Erin changed my mind. Well, her and Hal and Hugh and Guy. Not verbally, they never told me that Edinburgh wasn't like that, but I'd go to visit them and I'd see. The wide streets, the architecture, the views, the immense stretches of green, the 1000 foot hill embedded in the city. The cinemas, the theatres the festival, the galleries. When I'd seen it enough I realised that I could probably stand to live here. That I could find the space to stay sane while taking advantage of everything the city had to offer.

The party's over now - I'm on the train back. I've lived in Edinburgh for a year, I lived in Stirling for 12. When I saw the Ochils it felt like I was coming home - The Wallace Monument's one of the defining landmarks of my life, for 12 years I could find my way home if I could see it, the first sign that my train was nearing home. Alighting at the platform my feet traced steps they'd walked a thousand times, it felt familiar but strange, like walking into a favourite dream. I could walk this town blindfold, and that was my undoing - familiarity bred captivity and I got out before the bars could kill me.
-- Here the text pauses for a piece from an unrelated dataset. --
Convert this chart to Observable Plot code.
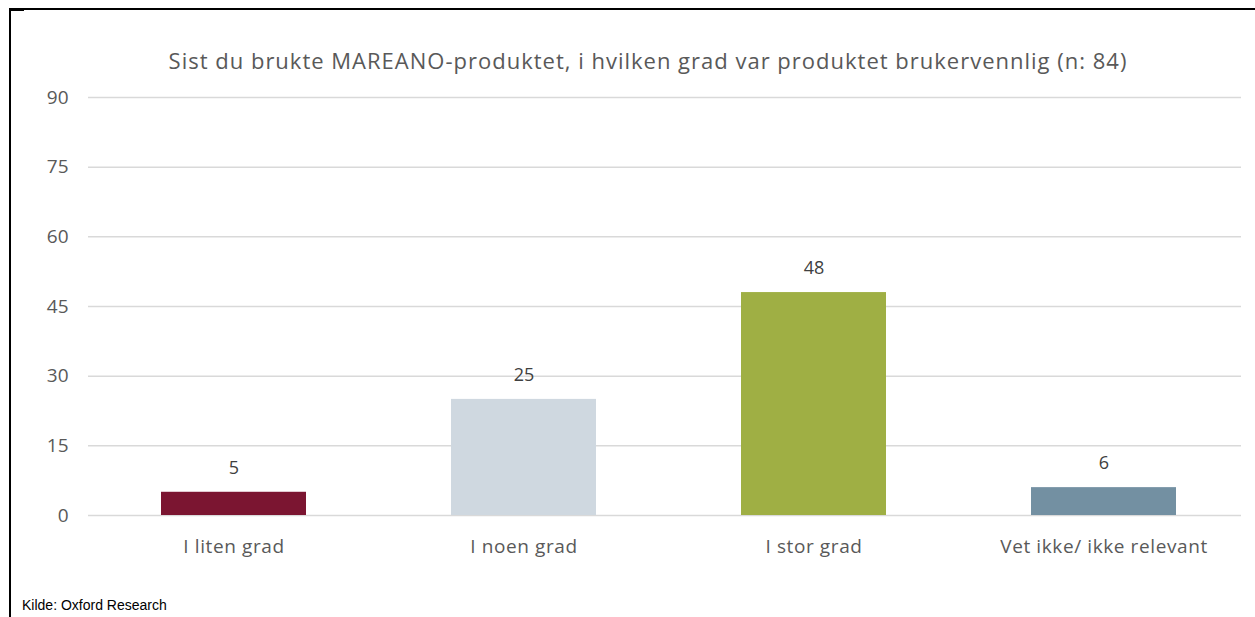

I don't know my new home nearly so well. I hear the names of streets and they are unfamiliar to me, whole areas that mean nothing. Even in the town centre there are unfamiliar streets, surprise turnings and alleys I've never walked. There's space here to grow, not for ever but certainly for now.

On Writing

I mostly wrote the first entry on the train to Stirling, finished it on the way back and then wrote the party writeup. 1800 words in two hours on a tiny keyboard attached to my Palm T2. Brought it home, synchronised with the PC , corrected a couple of spelling mistakes and posted it. On the way there I had a table to rest on, on the way back I used my knees.

The sheer freedom of being able to write anywhere is a joy.